5. Burstable overproduction
Pods in the Burstable QoS class whose requests are tiny but limits are significant can overwhelm other Burstable pods on the node, contributing to widespread throttling and latency spikes.
In real environments, several of these causes often overlap. Tools such as Hud.io help teams identify which factor is actually responsible by analyzing throttling patterns alongside QoS class, deployment changes, and workload type.
How to Detect Throttled CPU in Production
You can’t fix what you can’t see. Luckily, modern observability stacks expose precise Kubernetes cpu throttling metrics. By tracking these five items, teams can quickly identify Kubernetes CPU throttling and correct it before users notice a slowdown.
1. container_cpu_cfs_throttled_seconds_total
This counter shows the total time, in seconds, that the kernel has paused a container. Plot it as a line. A sudden increase after a deployment or traffic rise indicates new throttling.
2. container_cpu_cfs_throttled_periods_total
This value counts the number of 100-millisecond scheduling periods that ended with throttling. Many periods with little total time suggest quick, frequent pauses. Fewer periods with high total time are associated with longer pauses. Comparing this metric with the previous one reveals the throttle pattern.
3. Ratio alerting
Divide throttled seconds by total CPU seconds (container_cpu_usage_seconds_total). Using a ratio keeps the rule consistent across small and large nodes.
4. Flamegraphs & profiling
When an alert triggers, run a brief profile during the throttle window. A flamegraph shows which functions use the most CPU. If request-handling code dominates, raise the limit. If background tasks such as garbage collection dominate, tune the application.
5. Cost dashboards

Cost Dashboards
Throttling can lower CPU bills but increase retries and latency, creating a hidden Kubernetes CPU throttling cost that only shows up when performance and spend are analyzed together.
Platforms such as Hud.io make this correlation practical by placing CPU throttling, latency, and infrastructure cost on a shared timeline. So teams can clearly see when relaxing limits improves both performance and spend.
FAQs
How can CPU throttling affect application latency?
CPU throttling injects forced sleep intervals at the scheduler level, stalling every request that touches that core. Although each pause lasts only a few milliseconds, the cumulative effect directly inflates end-to-end latency, amplifies jitter, and can shatter tail-latency SLOs across chatty micro-services, fan-out patterns, or latency-sensitive real-time APIs in distributed systems.
Is CPU throttling always a misconfiguration?

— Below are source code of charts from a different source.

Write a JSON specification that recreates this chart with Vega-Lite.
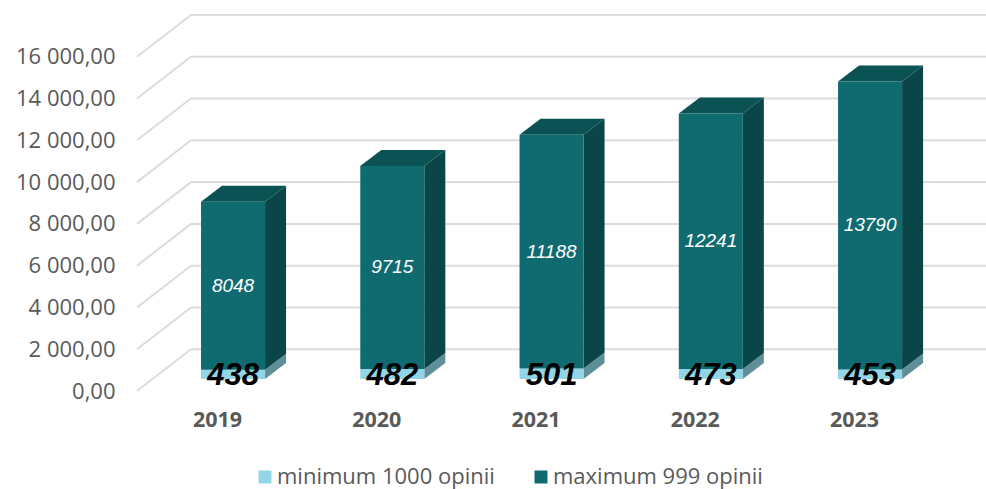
{
"$schema":"https://vega.github.io/schema/vega-lite/v6.json",
"width":849,"height":376,
"autosize":{"type":"none"},
"padding":{"left":137,"top":15,"right":0,"bottom":98},
"background":"white",
"config":{"view":{"stroke":null}},
"resolve":{"scale":{"color":"independent"}},
"layer":[
{"data":{"values":[{"tick":0},{"tick":2000},{"tick":4000},{"tick":6000},{"tick":8000},{"tick":10000},{"tick":12000},{"tick":14000},{"tick":16000}]},
 "transform":[{"calculate":"datum.tick+2000","as":"tickBack"}],
 "layer":[
 {"mark":{"type":"rule","color":"#dcdcdc","strokeWidth":2},
  "encoding":{"x":{"datum":2018.397,"type":"quantitative","title":null,"scale":{"domain":[2018.397,2023.728]},"axis":{"values":[2019,2020,2021,2022,2023],"format":"d","title":null,"grid":false,"domain":false,"ticks":false,"labelOffset":-16,"labelPadding":18,"labelFont":"Open Sans","labelFontWeight":"bold","labelFontSize":21.5,"labelColor":"#595959","labelAngle":0,"labelFlush":false,"labelOverlap":false}},
   "x2":{"datum":2018.736},
   "y":{"field":"tick","type":"quantitative","title":null,"scale":{"domain":[0,18000]},"axis":{"values":[0,2000,4000,6000,8000,10000,12000,14000,16000],"title":null,"grid":false,"domain":false,"ticks":false,"labelPadding":22,"labelFont":"Open Sans","labelFontSize":22,"labelColor":"#595959","labelExpr":"replace(replace(format(datum.value,',.2f'),',',' '),'.',',')"}},
   "y2":{"field":"tickBack"}}},
 {"mark":{"type":"rule","color":"#dcdcdc","strokeWidth":2},
  "encoding":{"x":{"datum":2018.736,"type":"quantitative","title":null,"scale":{"domain":[2018.397,2023.728]}},
   "x2":{"datum":2023.728},
   "y":{"field":"tickBack","type":"quantitative","title":null,"scale":{"domain":[0,18000]}}}}
 ]},
{"data":{"values":[
 {"year":2019,"series":"minimum 1000 opinii","value":438},{"year":2019,"series":"maximum 999 opinii","value":8048},
 {"year":2020,"series":"minimum 1000 opinii","value":482},{"year":2020,"series":"maximum 999 opinii","value":9715},
 {"year":2021,"series":"minimum 1000 opinii","value":501},{"year":2021,"series":"maximum 999 opinii","value":11188},
 {"year":2022,"series":"minimum 1000 opinii","value":473},{"year":2022,"series":"maximum 999 opinii","value":12241},
 {"year":2023,"series":"minimum 1000 opinii","value":453},{"year":2023,"series":"maximum 999 opinii","value":13790}]},
 "transform":[
  {"stack":"value","groupby":["year"],"sort":[{"field":"series","order":"descending"}],"as":["s0","s1"]},
  {"calculate":"datum.s0+575","as":"b0"},
  {"calculate":"datum.s1+575","as":"b1"},
  {"calculate":"(datum.b0+datum.b1)/2","as":"mid"},
  {"calculate":"datum.year-0.201","as":"xl"},
  {"calculate":"datum.year+0.201","as":"xr"}],
 "resolve":{"scale":{"color":"independent"}},
 "layer":[
 {"transform":[
   {"calculate":"datum.xr+0.132","as":"xb"},
   {"fold":["xr","xb"],"as":["corner","xpos"]},
   {"calculate":"datum.b0+(datum.corner=='xb'?766:0)","as":"sLow"},
   {"calculate":"datum.b1+(datum.corner=='xb'?766:0)","as":"sHigh"}],
  "mark":{"type":"area","orient":"vertical","interpolate":"linear"},
  "encoding":{"x":{"field":"xpos","type":"quantitative","title":null,"scale":{"domain":[2018.397,2023.728]}},
   "y":{"field":"sLow","type":"quantitative","title":null,"scale":{"domain":[0,18000]},"stack":null},
   "y2":{"field":"sHigh"},
   "detail":{"field":"year"},
   "color":{"field":"series","type":"nominal","legend":null,"scale":{"domain":["minimum 1000 opinii","maximum 999 opinii"],"range":["#5f8f99","#0a4648"]}}}},
 {"transform":[
   {"filter":"datum.series=='maximum 999 opinii'"},
   {"calculate":"datum.b1","as":"yFront"},
   {"calculate":"datum.b1+766","as":"yBack"},
   {"fold":["yFront","yBack"],"as":["edge","ypos"]},
   {"calculate":"datum.xl+(datum.edge=='yBack'?0.132:0)","as":"tl"},
   {"calculate":"datum.xr+(datum.edge=='yBack'?0.132:0)","as":"tr"}],
  "mark":{"type":"area","orient":"horizontal","color":"#0a5254","interpolate":"linear"},
  "encoding":{"y":{"field":"ypos","type":"quantitative","title":null,"scale":{"domain":[0,18000]},"stack":null},
   "x":{"field":"tl","type":"quantitative","title":null,"scale":{"domain":[2018.397,2023.728]}},
   "x2":{"field":"tr"},
   "detail":{"field":"year"}}},
 {"mark":{"type":"rect"},
  "encoding":{"x":{"field":"xl","type":"quantitative","title":null,"scale":{"domain":[2018.397,2023.728]}},
   "x2":{"field":"xr"},
   "y":{"field":"b0","type":"quantitative","title":null,"scale":{"domain":[0,18000]}},
   "y2":{"field":"b1"},
   "color":{"field":"series","type":"nominal","scale":{"domain":["minimum 1000 opinii","maximum 999 opinii"],"range":["#92d5e6","#0f6b70"]},
    "legend":{"orient":"none","direction":"horizontal","legendX":117,"legendY":451,"title":null,"symbolType":"square","symbolSize":169,"symbolStrokeWidth":0,"symbolOpacity":1,"labelFont":"Open Sans","labelFontSize":22,"labelColor":"#595959","columnPadding":35,"labelOffset":1,"labelLimit":300,"padding":0}}}},
 {"transform":[{"filter":"datum.series=='maximum 999 opinii'"}],
  "mark":{"type":"text","color":"white","font":"Liberation Sans","fontStyle":"italic","fontSize":19,"baseline":"middle"},
  "encoding":{"x":{"field":"year","type":"quantitative","title":null,"scale":{"domain":[2018.397,2023.728]}},
   "y":{"field":"mid","type":"quantitative","title":null,"scale":{"domain":[0,18000]}},
   "text":{"field":"value","type":"quantitative","format":"d"}}},
 {"transform":[{"filter":"datum.series=='minimum 1000 opinii'"}],
  "mark":{"type":"text","color":"black","font":"Liberation Sans","fontStyle":"italic","fontWeight":"bold","fontSize":31,"baseline":"middle","dy":2},
  "encoding":{"x":{"field":"year","type":"quantitative","title":null,"scale":{"domain":[2018.397,2023.728]}},
   "y":{"field":"mid","type":"quantitative","title":null,"scale":{"domain":[0,18000]}},
   "text":{"field":"value","type":"quantitative","format":"d"}}}
 ]}
]}
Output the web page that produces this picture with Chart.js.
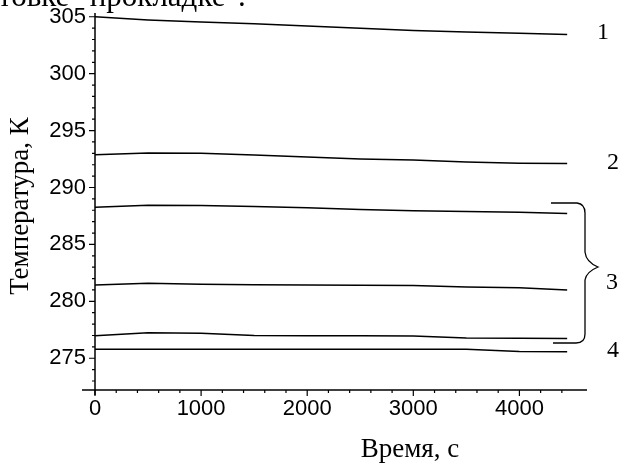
<!DOCTYPE html>
<html>
<head>
<meta charset="utf-8">
<script src="https://cdn.jsdelivr.net/npm/chart.js@4/dist/chart.umd.min.js"></script>
<style>
  html, body { margin: 0; padding: 0; background: #fff; }
  canvas { display: block; }
</style>
</head>
<body>
<canvas id="tempChart" width="621" height="463"></canvas>
<script>
// Time points, s
const times = [0, 500, 1000, 1500, 2000, 2500, 3000, 3500, 4000, 4450];

// Temperature curves, K
const curve1 = [305.0, 304.72, 304.53, 304.38, 304.18, 304.0, 303.8, 303.65, 303.55, 303.45];
const curve2 = [292.88, 293.04, 293.0, 292.85, 292.68, 292.5, 292.42, 292.25, 292.14, 292.1];
const curve3a = [288.27, 288.44, 288.42, 288.33, 288.22, 288.07, 287.95, 287.9, 287.82, 287.72];
const curve3b = [281.43, 281.58, 281.5, 281.45, 281.43, 281.42, 281.4, 281.26, 281.2, 281.0];
const curve3c = [276.97, 277.23, 277.2, 277.0, 276.97, 276.97, 276.95, 276.78, 276.75, 276.74];
const curve4 = [275.8, 275.8, 275.8, 275.8, 275.8, 275.8, 275.8, 275.79, 275.6, 275.56];

// Axis ticks
const xMajorTicks = [0, 1000, 2000, 3000, 4000];
const xMinorTicks = [200, 400, 600, 800, 1200, 1400, 1600, 1800, 2200, 2400, 2600, 2800,
                     3200, 3400, 3600, 3800, 4200, 4400];
const yMajorTicks = [275, 280, 285, 290, 295, 300, 305];
const yMinorTicks = [273, 274, 276, 277, 278, 279, 281, 282, 283, 284, 286, 287, 288, 289,
                     291, 292, 293, 294, 296, 297, 298, 299, 301, 302, 303, 304];

// Curve numbers on the right
const curveLabels = ['1', '2', '3', '4'];
const curveLabelY = [303.6, 292.2, 281.6, 275.7];

const serif = '"Liberation Serif", "Times New Roman", serif';
const tickFont = '"Liberation Sans", Arial, sans-serif';

function toPoints(values) {
    return times.map((t, i) => ({ x: t, y: values[i] }));
}

// Force exact tick values and drop the label overflow padding
function fixedTicks(values) {
    return scale => { scale.ticks = values.map(v => ({ value: v })); };
}

// Draws axes, tick marks, titles, curve numbers and the brace
const decorPlugin = {
    id: 'decor',
    afterDraw(chart) {
        const ctx = chart.ctx;
        const xs = chart.scales.x;
        const ys = chart.scales.y;
        const x0 = xs.getPixelForValue(0);
        const yBase = ys.bottom;

        ctx.save();
        ctx.strokeStyle = '#000';
        ctx.fillStyle = '#000';
        ctx.lineWidth = 1.5;

        // axis lines
        ctx.beginPath();
        ctx.moveTo(x0 - 13, yBase);
        ctx.lineTo(xs.right, yBase);
        ctx.moveTo(x0, ys.top);
        ctx.lineTo(x0, yBase + 5);
        ctx.stroke();

        ctx.lineWidth = 1.2;
        ctx.beginPath();
        xMajorTicks.forEach(v => {
            const px = xs.getPixelForValue(v);
            ctx.moveTo(px, yBase);
            ctx.lineTo(px, yBase + 6);
        });
        xMinorTicks.forEach(v => {
            const px = xs.getPixelForValue(v);
            ctx.moveTo(px, yBase);
            ctx.lineTo(px, yBase + 3);
        });
        yMajorTicks.forEach(v => {
            const py = ys.getPixelForValue(v);
            ctx.moveTo(x0, py);
            ctx.lineTo(x0 - 6, py);
        });
        yMinorTicks.forEach(v => {
            const py = ys.getPixelForValue(v);
            ctx.moveTo(x0, py);
            ctx.lineTo(x0 - 3, py);
        });
        ctx.stroke();

        // brace around group 3
        ctx.lineWidth = 1.3;
        ctx.beginPath();
        ctx.moveTo(551, 203);
        ctx.lineTo(577, 203);
        ctx.quadraticCurveTo(585, 204, 585, 213);
        ctx.lineTo(585, 252);
        ctx.quadraticCurveTo(586, 262, 598, 267);
        ctx.quadraticCurveTo(586, 272, 585, 280);
        ctx.lineTo(585, 334);
        ctx.quadraticCurveTo(585, 343, 576, 343);
        ctx.lineTo(553, 343);
        ctx.stroke();

        // curve numbers
        ctx.font = '24px ' + serif;
        ctx.textAlign = 'center';
        ctx.textBaseline = 'middle';
        const labelX = [603, 613, 612, 613];
        curveLabels.forEach((txt, i) => {
            ctx.fillText(txt, labelX[i], ys.getPixelForValue(curveLabelY[i]));
        });

        // axis titles
        ctx.font = '27px ' + serif;
        ctx.fillText('Время, с', 410, 450);
        ctx.save();
        ctx.translate(21, 206);
        ctx.rotate(-Math.PI / 2);
        ctx.fillText('Температура, К', 0, 0);
        ctx.restore();

        // cut-off line of text above the figure
        ctx.font = '31px ' + serif;
        ctx.textAlign = 'left';
        ctx.textBaseline = 'alphabetic';
        ctx.fillText('товке "прокладке".', -2, 6);

        ctx.restore();
    }
};

function initializeChart() {
    const ctx = document.getElementById('tempChart').getContext('2d');
    const lineStyle = { borderColor: '#000', borderWidth: 1.5, pointRadius: 0, tension: 0, fill: false };

    new Chart(ctx, {
        type: 'line',
        data: {
            datasets: [
                { label: '1', data: toPoints(curve1), ...lineStyle },
                { label: '2', data: toPoints(curve2), ...lineStyle },
                { label: '3a', data: toPoints(curve3a), ...lineStyle },
                { label: '3b', data: toPoints(curve3b), ...lineStyle },
                { label: '3c', data: toPoints(curve3c), ...lineStyle },
                { label: '4', data: toPoints(curve4), ...lineStyle }
            ]
        },
        options: {
            responsive: false,
            animation: false,
            layout: { padding: { left: 0, top: 13, right: 34, bottom: 0 } },
            plugins: {
                legend: { display: false },
                tooltip: { enabled: false }
            },
            scales: {
                x: {
                    type: 'linear',
                    min: 0,
                    max: 4637,
                    grid: { display: false, drawTicks: false },
                    border: { display: false },
                    ticks: {
                        maxRotation: 0,
                        autoSkip: false,
                        padding: 6,
                        color: '#000',
                        font: { family: tickFont, size: 22 },
                        callback: v => String(v)
                    },
                    afterBuildTicks: fixedTicks(xMajorTicks),
                    afterFit: scale => {
                        scale.height = 73;
                        scale.paddingLeft = 0;
                        scale.paddingRight = 0;
                    }
                },
                y: {
                    min: 272.21,
                    max: 305.33,
                    grid: { display: false, drawTicks: false },
                    border: { display: false },
                    ticks: {
                        padding: 9,
                        color: '#000',
                        font: { family: tickFont, size: 22 },
                        callback: v => String(v)
                    },
                    afterBuildTicks: fixedTicks(yMajorTicks),
                    afterFit: scale => {
                        scale.width = 95;
                        scale.paddingTop = 0;
                        scale.paddingBottom = 0;
                    }
                }
            }
        },
        plugins: [decorPlugin]
    });
}

document.addEventListener('DOMContentLoaded', initializeChart);
</script>
</body>
</html>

No. A small amount of throttling can be an intentional cost-efficiency tactic. Platform teams sometimes allow 2–3% throttled time to pack more workloads onto each node without breaching user-facing SLOs. The trick is to measure tail latency and roll back immediately if customers notice extra lag.
How do CPU limits impact autoscaling behavior?
The HPA judges demand by dividing the actual CPU usage by the CPU request you set. Tight requests push that ratio toward 100%, triggering scale-outs early and often, wasting resources. Excessively high limits do the opposite, masking spikes and delaying the creation of new pods. Choose realistic limits to keep scaling smooth.
Can monitoring tools reliably detect CPU throttling issues?
Yes. Kernel-level counters are unambiguous. The challenge is context: you still need to correlate throttling with request latency, error rates, and cost. A well-instrumented stack like Hud.io’s pairs CFS metrics with business SLIs to surface only the throttling that genuinely matters.